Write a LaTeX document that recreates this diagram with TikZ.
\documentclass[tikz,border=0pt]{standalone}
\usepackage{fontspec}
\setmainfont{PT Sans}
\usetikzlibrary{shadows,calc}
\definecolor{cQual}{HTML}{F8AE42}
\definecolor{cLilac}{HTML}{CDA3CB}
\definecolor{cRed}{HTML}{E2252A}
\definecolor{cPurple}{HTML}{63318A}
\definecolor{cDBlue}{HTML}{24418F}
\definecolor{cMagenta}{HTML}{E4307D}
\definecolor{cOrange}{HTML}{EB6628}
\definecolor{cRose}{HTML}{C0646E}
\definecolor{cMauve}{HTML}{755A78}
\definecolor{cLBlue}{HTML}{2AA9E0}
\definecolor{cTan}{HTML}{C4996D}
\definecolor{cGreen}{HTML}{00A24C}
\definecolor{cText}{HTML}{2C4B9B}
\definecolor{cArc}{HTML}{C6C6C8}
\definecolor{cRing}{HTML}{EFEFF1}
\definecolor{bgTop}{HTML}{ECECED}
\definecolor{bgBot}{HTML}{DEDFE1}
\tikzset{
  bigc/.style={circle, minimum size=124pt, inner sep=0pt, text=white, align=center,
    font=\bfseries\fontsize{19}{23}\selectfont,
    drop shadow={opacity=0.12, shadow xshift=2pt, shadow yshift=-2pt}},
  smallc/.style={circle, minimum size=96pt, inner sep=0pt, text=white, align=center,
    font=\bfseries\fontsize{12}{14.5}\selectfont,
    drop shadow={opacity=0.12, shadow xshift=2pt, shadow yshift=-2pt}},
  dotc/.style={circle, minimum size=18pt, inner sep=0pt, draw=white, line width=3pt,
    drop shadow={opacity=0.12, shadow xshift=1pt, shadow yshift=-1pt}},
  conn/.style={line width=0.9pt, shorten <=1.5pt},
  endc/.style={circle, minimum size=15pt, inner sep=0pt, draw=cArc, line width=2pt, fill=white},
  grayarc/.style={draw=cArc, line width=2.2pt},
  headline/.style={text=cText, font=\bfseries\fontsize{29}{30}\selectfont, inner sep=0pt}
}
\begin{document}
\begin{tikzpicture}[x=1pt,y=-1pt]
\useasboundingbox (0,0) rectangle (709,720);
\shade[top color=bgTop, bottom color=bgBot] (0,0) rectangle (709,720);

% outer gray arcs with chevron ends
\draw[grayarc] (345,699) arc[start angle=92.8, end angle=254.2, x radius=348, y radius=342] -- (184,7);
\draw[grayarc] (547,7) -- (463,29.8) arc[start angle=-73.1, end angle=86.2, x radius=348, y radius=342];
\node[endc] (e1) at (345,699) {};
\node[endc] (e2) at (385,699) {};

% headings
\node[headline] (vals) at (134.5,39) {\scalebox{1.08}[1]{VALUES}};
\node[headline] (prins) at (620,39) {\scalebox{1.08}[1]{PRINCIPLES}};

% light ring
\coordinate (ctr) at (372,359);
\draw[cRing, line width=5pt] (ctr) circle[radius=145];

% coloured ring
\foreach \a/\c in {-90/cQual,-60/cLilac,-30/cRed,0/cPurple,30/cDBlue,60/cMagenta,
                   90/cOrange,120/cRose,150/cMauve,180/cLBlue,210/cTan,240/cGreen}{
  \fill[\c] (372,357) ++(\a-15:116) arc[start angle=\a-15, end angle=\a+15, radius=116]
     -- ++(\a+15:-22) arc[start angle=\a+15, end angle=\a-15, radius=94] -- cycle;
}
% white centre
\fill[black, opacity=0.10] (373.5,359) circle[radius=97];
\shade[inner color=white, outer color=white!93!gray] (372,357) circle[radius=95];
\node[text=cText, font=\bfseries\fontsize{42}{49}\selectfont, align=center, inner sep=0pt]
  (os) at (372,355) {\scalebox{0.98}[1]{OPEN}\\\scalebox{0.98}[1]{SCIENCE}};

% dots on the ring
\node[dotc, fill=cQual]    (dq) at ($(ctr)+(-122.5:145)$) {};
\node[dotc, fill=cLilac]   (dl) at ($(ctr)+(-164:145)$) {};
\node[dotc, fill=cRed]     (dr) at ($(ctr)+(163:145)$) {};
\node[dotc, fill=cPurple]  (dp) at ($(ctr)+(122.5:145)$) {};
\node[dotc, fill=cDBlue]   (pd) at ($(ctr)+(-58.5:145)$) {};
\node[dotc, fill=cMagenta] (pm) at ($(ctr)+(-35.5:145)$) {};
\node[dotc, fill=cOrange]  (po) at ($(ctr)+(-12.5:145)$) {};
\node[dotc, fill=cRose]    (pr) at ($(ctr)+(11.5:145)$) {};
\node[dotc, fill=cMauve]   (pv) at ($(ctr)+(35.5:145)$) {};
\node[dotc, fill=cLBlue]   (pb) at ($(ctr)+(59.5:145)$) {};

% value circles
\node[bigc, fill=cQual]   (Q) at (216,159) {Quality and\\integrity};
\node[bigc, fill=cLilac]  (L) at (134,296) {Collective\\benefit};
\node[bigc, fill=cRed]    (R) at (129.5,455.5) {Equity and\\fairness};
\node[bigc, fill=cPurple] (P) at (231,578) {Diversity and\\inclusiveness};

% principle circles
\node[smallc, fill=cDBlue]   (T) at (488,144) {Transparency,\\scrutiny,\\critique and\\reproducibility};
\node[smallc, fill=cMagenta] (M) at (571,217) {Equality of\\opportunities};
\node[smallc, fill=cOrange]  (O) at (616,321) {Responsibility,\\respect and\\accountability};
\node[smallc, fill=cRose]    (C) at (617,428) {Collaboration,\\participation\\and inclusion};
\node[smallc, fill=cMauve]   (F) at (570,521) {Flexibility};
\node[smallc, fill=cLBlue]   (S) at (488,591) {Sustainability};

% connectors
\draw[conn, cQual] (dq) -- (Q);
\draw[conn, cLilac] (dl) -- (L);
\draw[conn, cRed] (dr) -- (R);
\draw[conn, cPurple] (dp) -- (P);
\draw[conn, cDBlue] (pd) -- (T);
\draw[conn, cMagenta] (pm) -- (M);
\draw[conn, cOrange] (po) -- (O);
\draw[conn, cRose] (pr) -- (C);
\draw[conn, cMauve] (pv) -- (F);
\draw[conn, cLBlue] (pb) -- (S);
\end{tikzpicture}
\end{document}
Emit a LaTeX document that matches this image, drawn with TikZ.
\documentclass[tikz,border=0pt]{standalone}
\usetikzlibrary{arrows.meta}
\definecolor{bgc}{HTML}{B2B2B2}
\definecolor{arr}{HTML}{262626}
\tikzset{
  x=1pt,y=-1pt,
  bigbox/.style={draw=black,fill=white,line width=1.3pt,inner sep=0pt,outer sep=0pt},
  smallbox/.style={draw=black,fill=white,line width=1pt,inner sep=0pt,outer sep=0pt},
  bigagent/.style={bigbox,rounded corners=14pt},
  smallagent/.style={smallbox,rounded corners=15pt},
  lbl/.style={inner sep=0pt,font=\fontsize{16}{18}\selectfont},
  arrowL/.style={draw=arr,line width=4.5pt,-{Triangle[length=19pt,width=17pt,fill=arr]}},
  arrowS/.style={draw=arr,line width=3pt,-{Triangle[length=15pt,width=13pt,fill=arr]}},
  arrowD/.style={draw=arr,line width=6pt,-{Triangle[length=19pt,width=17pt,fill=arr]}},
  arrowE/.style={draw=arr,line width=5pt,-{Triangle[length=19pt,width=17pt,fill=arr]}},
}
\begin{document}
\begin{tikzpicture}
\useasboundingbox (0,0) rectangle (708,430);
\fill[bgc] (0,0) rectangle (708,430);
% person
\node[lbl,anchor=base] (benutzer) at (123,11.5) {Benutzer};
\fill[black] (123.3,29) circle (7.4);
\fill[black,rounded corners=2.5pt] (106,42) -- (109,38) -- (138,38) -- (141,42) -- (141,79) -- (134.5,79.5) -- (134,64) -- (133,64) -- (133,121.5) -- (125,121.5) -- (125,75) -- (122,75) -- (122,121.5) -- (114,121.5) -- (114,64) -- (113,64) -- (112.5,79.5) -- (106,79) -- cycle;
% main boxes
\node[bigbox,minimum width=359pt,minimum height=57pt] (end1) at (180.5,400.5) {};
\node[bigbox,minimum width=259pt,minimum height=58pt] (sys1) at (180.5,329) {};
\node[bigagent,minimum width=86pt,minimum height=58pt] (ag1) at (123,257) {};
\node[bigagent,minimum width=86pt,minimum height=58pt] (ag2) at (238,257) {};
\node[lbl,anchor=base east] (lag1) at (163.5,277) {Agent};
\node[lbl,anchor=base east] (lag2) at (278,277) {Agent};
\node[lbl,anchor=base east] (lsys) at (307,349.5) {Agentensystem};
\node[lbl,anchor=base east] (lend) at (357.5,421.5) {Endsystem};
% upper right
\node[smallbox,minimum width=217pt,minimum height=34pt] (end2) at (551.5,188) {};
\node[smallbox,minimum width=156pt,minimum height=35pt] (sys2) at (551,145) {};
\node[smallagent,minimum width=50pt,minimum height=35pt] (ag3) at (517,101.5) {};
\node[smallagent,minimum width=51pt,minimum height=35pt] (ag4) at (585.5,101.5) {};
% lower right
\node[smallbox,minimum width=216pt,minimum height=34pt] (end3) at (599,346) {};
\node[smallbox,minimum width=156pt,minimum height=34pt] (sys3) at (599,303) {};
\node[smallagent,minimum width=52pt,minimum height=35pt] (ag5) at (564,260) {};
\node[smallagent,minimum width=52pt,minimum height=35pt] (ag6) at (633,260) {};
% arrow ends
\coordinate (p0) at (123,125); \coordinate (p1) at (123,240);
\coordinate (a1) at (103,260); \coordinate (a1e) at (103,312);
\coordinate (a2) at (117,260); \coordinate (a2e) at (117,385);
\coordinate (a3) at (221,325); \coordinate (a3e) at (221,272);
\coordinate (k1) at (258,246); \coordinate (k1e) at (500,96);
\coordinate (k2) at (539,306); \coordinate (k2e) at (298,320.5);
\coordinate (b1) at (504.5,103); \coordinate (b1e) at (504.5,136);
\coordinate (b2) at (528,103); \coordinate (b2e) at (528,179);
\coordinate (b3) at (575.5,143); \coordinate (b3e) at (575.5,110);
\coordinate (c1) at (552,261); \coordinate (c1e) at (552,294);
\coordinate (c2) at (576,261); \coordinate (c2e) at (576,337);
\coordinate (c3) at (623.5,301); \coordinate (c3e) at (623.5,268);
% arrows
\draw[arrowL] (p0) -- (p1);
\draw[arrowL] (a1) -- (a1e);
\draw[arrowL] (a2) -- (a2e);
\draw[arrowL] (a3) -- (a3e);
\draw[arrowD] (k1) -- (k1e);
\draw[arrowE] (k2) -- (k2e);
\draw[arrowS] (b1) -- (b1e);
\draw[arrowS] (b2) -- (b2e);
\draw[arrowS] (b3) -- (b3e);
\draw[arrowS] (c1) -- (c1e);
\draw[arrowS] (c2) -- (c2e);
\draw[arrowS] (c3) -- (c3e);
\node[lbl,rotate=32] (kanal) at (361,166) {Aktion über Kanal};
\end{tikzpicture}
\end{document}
══════════════════════════════
Give only the number of lines in the material above where the string "that" appears.

2